Prompt: From the listing, collect all lines containing the word "matplotlib".

Provided information:
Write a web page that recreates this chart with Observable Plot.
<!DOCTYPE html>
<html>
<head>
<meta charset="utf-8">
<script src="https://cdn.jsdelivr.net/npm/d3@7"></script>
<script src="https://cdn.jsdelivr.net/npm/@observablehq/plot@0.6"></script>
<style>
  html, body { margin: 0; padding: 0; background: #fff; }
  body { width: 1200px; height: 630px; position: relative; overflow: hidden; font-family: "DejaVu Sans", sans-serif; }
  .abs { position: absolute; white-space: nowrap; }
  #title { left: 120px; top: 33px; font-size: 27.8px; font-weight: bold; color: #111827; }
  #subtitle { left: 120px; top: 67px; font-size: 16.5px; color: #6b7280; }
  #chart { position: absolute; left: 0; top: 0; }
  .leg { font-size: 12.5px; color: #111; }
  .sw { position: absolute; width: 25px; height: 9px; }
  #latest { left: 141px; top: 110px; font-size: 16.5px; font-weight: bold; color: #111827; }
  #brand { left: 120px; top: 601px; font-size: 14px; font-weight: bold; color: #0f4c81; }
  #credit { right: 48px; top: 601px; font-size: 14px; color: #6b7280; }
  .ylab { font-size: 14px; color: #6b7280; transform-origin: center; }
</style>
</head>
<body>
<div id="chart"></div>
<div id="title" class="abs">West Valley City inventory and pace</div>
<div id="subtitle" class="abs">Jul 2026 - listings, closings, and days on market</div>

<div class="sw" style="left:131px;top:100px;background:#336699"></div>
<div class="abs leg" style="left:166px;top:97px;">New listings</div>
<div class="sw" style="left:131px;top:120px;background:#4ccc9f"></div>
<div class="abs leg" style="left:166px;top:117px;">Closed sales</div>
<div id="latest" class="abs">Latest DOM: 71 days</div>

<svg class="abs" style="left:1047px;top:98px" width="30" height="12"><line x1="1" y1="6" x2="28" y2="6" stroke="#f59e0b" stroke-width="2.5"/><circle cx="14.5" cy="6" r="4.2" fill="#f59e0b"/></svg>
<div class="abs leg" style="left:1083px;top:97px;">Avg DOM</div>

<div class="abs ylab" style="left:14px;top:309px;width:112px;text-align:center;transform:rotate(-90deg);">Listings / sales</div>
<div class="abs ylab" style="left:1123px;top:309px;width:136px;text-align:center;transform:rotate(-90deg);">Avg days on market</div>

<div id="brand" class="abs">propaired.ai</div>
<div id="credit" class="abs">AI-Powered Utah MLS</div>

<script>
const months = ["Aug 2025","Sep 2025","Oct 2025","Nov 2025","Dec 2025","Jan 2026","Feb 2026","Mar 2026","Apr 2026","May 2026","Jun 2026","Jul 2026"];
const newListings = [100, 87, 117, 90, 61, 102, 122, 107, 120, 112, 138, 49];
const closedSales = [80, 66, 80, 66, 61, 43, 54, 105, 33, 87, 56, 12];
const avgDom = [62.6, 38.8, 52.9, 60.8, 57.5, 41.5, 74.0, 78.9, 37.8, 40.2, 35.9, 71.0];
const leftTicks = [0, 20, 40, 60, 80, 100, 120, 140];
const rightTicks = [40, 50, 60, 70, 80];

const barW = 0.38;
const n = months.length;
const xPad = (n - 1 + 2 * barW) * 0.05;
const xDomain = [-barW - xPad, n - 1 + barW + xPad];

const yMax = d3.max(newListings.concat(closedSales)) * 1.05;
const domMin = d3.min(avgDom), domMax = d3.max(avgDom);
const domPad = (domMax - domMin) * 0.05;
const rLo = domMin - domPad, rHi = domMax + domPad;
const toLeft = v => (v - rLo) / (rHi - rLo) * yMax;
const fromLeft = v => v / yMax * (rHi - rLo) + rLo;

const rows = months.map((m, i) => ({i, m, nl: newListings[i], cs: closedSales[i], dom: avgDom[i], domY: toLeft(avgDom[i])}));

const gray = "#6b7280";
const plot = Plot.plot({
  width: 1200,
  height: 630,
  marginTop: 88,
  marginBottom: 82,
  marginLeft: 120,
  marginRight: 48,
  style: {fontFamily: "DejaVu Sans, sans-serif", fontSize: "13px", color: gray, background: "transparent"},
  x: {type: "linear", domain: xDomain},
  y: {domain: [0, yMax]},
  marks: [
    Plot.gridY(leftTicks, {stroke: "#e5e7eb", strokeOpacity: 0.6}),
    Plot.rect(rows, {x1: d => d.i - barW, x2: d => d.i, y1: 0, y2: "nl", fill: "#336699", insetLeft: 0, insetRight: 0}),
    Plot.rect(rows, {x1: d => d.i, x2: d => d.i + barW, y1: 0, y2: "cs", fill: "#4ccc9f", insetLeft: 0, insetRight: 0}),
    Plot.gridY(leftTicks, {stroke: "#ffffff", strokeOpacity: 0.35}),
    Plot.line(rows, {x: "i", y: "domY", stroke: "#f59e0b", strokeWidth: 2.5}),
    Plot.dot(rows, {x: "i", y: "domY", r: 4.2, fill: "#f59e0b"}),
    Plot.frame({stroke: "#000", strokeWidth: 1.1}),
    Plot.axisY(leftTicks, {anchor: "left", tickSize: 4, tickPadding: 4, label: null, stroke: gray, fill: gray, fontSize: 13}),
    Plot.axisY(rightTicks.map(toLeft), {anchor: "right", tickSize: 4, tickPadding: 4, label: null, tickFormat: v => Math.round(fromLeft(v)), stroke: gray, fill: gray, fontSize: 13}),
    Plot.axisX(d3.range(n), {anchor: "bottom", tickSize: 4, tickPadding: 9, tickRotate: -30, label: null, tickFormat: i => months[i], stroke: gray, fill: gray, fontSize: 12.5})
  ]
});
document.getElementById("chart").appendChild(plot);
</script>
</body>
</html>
==
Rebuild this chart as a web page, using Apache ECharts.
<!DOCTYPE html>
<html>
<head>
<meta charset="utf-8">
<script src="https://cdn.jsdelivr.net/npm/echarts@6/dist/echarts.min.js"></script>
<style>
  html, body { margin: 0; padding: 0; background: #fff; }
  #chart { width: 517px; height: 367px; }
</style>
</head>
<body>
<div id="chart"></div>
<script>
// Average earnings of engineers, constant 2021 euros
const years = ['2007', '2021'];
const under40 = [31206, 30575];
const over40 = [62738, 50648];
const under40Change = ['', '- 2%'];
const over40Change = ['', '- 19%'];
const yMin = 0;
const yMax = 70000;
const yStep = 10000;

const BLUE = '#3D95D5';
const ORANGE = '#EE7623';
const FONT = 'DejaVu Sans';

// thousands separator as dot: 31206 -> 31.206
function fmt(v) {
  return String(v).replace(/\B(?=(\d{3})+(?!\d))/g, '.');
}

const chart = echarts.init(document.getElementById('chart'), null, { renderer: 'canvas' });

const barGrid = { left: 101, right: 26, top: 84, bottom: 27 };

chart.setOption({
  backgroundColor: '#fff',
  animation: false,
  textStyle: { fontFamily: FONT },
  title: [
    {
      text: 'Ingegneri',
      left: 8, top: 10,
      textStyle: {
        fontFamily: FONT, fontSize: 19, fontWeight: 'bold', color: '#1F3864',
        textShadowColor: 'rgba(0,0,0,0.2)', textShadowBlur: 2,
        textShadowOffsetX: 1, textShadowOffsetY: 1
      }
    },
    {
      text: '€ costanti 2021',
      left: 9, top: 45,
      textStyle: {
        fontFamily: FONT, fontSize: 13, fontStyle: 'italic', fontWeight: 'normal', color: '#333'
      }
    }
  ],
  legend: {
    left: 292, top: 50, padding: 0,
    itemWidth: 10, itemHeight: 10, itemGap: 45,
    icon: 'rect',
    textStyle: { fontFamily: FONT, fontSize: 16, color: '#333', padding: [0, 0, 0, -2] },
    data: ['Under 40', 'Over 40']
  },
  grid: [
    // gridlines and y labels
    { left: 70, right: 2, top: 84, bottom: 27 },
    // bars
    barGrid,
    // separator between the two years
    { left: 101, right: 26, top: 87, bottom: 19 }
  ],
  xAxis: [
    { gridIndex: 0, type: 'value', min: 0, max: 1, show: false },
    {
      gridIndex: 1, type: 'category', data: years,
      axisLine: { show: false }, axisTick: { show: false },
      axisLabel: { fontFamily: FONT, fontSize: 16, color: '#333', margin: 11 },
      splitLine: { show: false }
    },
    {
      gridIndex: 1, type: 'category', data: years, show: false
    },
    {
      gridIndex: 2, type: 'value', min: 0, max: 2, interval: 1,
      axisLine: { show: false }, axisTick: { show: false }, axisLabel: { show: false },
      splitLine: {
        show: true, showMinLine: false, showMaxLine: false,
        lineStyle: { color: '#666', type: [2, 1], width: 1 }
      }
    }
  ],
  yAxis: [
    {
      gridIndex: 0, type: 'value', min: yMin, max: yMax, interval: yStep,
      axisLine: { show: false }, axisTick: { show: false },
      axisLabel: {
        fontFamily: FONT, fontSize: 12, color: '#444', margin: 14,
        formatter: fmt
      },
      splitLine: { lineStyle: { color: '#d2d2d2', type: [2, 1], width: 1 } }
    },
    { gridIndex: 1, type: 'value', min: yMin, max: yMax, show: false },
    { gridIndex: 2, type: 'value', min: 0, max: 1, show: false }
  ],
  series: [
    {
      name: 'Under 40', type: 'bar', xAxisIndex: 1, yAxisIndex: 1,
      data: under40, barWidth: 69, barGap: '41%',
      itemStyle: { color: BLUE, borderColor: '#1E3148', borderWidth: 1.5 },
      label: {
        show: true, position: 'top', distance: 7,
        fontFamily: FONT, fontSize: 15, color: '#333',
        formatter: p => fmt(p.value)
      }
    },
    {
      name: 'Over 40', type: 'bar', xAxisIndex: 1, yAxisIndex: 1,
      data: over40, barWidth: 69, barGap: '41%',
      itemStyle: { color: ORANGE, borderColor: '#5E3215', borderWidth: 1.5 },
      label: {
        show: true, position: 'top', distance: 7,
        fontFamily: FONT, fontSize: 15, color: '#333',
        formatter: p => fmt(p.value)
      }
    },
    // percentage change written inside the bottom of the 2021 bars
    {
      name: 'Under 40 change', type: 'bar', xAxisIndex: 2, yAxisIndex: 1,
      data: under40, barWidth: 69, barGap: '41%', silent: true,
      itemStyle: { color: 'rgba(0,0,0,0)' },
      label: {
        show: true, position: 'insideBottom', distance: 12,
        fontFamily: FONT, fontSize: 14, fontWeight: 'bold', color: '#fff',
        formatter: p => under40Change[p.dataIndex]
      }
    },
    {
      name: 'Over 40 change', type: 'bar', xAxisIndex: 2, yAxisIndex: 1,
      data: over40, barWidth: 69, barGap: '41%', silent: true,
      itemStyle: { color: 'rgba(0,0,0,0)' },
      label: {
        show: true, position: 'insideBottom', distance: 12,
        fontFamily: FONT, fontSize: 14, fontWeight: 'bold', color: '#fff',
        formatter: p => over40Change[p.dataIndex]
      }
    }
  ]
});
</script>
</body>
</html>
--
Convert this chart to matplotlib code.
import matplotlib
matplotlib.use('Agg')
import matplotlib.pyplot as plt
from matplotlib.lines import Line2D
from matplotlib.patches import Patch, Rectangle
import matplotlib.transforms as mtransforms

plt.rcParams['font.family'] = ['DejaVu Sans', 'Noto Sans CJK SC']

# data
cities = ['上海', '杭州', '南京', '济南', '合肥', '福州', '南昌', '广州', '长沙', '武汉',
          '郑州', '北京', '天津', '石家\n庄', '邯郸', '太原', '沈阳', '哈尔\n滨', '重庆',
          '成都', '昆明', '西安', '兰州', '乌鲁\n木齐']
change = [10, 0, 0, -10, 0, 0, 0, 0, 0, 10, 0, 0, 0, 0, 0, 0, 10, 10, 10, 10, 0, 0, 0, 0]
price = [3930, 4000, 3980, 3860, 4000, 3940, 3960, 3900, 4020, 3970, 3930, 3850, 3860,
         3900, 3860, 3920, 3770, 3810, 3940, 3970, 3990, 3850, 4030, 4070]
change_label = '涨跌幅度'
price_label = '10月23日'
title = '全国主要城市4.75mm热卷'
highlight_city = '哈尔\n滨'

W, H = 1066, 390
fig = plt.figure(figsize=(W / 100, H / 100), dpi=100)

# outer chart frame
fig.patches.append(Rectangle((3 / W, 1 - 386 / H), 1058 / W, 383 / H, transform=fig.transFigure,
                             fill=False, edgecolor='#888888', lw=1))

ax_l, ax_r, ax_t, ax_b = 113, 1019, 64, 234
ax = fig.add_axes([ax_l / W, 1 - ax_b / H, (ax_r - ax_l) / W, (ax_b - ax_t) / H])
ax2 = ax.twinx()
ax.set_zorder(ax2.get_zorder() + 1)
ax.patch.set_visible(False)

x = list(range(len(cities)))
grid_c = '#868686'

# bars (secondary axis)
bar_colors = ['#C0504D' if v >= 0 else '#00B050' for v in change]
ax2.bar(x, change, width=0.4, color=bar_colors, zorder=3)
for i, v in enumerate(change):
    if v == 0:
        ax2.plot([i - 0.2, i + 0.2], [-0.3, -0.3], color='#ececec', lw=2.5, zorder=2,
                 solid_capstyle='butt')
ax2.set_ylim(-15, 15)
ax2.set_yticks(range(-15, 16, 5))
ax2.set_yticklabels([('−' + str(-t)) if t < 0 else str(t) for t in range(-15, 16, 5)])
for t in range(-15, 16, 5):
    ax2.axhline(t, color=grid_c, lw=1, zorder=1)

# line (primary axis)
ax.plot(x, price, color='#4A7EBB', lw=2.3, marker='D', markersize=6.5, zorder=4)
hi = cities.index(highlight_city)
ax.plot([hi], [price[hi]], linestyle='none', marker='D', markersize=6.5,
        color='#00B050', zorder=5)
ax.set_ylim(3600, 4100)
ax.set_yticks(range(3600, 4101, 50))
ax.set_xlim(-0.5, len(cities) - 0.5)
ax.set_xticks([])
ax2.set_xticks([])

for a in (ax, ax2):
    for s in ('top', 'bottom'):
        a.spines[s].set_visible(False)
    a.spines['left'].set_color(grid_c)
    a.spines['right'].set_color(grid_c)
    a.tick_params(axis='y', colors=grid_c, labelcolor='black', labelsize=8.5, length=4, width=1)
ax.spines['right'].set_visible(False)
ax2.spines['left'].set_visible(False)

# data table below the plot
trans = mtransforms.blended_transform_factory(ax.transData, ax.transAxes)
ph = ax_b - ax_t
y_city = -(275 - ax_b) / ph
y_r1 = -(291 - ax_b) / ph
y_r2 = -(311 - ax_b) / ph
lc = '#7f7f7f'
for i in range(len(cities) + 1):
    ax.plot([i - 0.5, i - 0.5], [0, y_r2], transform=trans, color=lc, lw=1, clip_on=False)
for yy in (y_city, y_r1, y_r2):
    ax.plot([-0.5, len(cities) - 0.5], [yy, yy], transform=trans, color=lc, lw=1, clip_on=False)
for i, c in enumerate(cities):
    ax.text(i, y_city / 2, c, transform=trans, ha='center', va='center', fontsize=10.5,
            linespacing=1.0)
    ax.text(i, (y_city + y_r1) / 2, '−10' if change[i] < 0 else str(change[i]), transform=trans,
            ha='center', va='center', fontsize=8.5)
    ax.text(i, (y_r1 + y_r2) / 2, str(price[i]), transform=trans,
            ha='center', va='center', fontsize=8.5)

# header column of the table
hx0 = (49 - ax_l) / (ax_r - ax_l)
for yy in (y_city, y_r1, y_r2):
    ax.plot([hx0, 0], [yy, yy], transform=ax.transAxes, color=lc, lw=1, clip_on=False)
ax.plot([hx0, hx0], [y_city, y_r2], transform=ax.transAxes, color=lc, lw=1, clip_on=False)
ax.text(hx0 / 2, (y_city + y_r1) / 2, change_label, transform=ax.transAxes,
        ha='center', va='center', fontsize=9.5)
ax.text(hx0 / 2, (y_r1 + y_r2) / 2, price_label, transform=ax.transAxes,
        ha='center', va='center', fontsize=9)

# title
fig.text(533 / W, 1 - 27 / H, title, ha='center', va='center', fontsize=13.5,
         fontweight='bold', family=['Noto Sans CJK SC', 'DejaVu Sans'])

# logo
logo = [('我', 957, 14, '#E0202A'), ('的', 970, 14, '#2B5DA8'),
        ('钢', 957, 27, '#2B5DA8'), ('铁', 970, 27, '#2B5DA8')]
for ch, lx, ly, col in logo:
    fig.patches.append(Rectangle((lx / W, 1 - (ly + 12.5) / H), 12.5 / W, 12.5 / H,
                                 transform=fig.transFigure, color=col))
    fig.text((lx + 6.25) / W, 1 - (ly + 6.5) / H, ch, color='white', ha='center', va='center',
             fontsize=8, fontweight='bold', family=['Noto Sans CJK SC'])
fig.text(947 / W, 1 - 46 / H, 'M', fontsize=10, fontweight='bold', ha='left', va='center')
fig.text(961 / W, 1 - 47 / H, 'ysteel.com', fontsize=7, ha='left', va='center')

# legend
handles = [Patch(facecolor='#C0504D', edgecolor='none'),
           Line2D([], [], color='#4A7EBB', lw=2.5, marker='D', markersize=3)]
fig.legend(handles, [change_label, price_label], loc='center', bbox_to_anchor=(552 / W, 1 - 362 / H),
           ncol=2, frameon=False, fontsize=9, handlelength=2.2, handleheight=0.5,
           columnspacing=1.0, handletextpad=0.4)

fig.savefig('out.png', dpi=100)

Finished task:
Convert this chart to matplotlib code.
import matplotlib
matplotlib.use('Agg')
import matplotlib.pyplot as plt
from matplotlib.lines import Line2D
from matplotlib.patches import Patch, Rectangle
import matplotlib.transforms as mtransforms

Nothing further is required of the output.